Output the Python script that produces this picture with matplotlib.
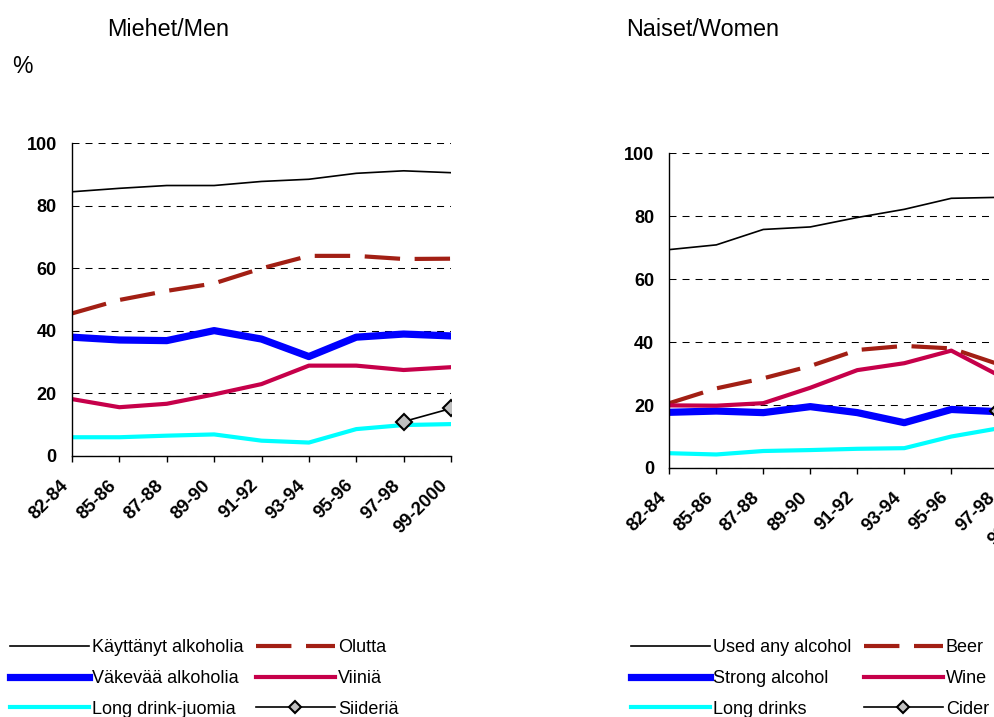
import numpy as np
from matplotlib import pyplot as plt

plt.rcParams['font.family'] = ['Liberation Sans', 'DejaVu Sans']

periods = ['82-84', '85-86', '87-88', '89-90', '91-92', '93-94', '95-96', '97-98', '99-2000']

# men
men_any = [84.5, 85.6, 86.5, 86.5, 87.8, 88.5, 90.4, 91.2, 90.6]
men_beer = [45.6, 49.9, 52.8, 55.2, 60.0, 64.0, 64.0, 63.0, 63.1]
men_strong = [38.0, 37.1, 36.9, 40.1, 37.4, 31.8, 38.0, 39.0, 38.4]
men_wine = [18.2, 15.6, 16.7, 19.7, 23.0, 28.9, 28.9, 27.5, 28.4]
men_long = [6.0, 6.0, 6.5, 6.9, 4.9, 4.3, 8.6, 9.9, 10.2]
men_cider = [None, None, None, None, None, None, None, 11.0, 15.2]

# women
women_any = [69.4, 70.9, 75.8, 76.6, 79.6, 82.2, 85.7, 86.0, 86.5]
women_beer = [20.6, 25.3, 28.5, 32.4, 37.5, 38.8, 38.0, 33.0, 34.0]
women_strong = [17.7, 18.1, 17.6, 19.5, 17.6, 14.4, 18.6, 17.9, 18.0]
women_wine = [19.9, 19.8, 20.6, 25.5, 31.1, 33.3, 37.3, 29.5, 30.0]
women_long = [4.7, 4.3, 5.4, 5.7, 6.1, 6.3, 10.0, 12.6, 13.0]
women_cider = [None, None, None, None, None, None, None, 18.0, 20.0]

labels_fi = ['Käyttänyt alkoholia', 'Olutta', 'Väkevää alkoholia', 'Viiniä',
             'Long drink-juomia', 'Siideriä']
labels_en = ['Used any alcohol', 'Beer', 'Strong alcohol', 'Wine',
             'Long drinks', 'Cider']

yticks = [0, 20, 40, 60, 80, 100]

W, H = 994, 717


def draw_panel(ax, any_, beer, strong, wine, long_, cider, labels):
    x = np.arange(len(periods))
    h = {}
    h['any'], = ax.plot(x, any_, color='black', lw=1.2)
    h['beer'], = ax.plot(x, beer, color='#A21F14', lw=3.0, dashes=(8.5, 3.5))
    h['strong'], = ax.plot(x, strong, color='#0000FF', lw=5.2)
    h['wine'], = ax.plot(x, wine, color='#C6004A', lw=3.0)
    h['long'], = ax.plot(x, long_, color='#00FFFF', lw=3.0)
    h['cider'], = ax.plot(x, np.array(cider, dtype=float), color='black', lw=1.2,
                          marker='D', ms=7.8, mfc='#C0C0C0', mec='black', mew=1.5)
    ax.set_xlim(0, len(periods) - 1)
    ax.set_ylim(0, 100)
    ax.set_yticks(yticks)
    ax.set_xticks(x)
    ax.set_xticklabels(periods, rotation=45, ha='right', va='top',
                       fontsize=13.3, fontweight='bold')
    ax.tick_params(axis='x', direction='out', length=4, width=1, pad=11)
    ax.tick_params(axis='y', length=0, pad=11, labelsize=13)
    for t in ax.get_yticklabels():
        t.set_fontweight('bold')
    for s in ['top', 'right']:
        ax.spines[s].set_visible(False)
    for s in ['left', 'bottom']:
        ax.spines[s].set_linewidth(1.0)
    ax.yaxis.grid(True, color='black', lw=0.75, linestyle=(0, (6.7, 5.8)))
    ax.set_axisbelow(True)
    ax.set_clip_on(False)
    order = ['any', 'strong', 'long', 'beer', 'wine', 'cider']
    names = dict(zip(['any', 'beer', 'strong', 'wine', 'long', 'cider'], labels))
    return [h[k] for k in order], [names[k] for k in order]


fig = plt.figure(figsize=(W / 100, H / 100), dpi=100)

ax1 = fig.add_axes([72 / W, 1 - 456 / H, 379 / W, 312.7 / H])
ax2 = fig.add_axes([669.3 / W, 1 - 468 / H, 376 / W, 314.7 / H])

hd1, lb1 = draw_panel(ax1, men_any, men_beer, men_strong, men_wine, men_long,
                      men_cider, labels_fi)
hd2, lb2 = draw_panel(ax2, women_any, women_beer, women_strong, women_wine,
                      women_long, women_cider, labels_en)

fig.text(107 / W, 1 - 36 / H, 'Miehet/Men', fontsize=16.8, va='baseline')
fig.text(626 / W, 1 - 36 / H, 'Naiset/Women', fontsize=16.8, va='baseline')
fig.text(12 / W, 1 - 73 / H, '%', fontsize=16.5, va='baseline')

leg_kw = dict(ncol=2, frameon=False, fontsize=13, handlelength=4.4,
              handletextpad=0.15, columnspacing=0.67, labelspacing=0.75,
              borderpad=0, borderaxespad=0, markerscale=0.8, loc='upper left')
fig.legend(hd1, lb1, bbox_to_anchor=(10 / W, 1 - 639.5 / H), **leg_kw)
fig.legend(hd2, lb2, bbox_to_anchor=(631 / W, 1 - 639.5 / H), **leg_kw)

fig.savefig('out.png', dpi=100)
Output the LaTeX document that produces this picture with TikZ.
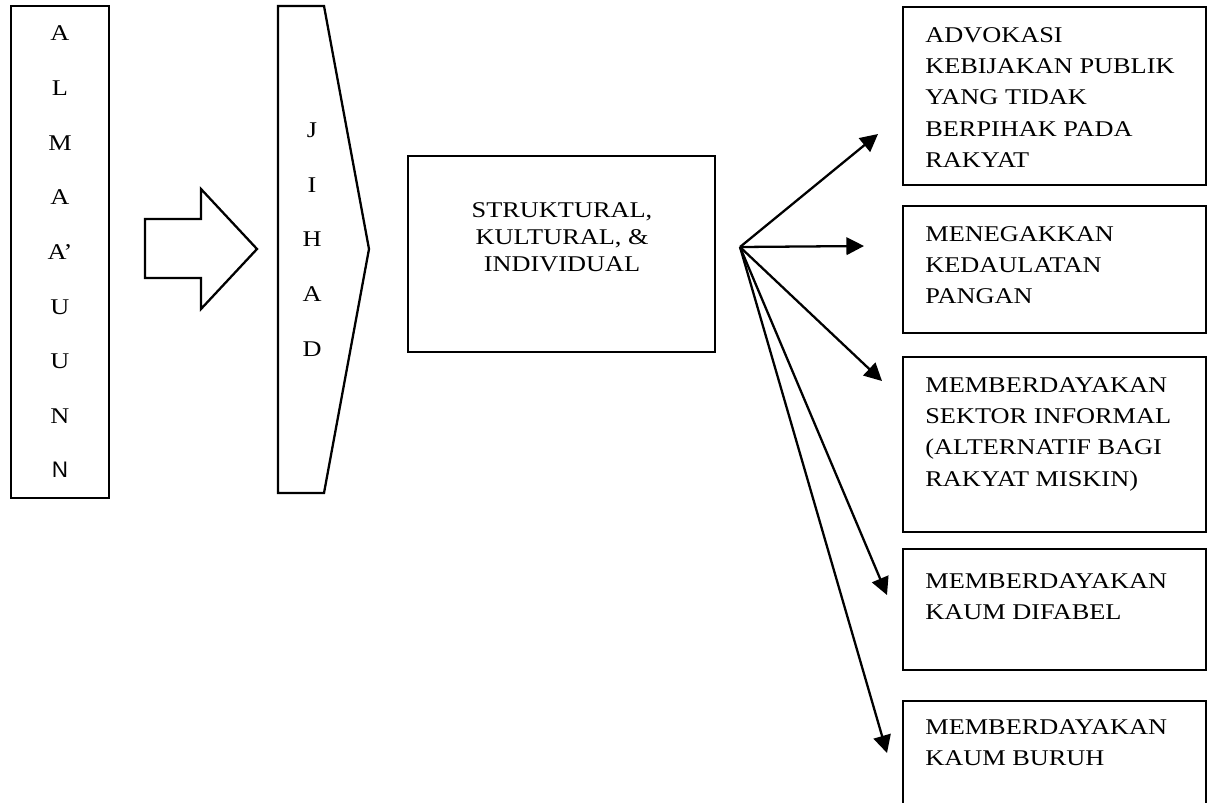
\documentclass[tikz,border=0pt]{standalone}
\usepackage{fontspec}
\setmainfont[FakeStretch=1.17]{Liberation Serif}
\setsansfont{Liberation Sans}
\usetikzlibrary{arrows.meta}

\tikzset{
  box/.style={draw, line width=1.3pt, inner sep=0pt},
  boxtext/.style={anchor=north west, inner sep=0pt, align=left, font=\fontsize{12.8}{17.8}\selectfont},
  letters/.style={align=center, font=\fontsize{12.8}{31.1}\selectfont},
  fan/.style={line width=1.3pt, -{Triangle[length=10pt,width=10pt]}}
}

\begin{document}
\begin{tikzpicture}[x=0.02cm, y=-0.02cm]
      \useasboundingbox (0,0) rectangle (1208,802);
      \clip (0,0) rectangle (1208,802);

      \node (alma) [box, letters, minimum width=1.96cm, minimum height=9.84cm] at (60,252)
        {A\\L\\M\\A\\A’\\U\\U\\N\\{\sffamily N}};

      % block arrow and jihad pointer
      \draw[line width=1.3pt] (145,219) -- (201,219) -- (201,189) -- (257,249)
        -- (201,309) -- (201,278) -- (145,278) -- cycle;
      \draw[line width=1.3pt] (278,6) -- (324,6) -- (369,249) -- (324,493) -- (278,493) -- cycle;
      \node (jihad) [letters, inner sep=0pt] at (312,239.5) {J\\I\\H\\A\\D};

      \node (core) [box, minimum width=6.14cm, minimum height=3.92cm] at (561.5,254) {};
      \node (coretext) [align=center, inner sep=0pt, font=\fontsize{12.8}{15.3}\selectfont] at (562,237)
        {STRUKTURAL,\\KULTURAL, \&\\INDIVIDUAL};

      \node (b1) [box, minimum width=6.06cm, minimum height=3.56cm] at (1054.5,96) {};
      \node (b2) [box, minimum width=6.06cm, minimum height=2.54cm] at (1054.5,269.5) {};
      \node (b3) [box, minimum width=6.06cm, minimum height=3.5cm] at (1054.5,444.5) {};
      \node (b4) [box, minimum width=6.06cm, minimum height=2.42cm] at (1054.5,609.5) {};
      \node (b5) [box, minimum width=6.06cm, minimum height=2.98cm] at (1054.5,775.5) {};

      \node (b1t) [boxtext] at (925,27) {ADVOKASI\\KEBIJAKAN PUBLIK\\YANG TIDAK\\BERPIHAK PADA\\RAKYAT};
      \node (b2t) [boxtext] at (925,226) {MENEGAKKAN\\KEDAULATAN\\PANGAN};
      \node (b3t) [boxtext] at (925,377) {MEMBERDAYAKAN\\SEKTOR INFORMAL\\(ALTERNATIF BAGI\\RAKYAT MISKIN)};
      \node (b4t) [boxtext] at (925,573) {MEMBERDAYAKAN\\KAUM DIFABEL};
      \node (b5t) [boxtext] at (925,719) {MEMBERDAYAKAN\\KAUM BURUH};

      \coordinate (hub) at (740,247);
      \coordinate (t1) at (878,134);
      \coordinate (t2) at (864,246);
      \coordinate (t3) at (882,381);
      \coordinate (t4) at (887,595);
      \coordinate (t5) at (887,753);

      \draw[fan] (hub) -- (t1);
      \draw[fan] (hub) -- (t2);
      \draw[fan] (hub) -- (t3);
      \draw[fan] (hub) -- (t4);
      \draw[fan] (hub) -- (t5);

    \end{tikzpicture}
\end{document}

------------------------------

Brief: From the first line above through the line containing "plt.rcParams['font.family'] = ['Liberation", copy everything exactly, without the pictures.

Written answer:
Output the Python script that produces this picture with matplotlib.
import numpy as np
from matplotlib import pyplot as plt

plt.rcParams['font.family'] = ['Liberation Sans', 'DejaVu Sans']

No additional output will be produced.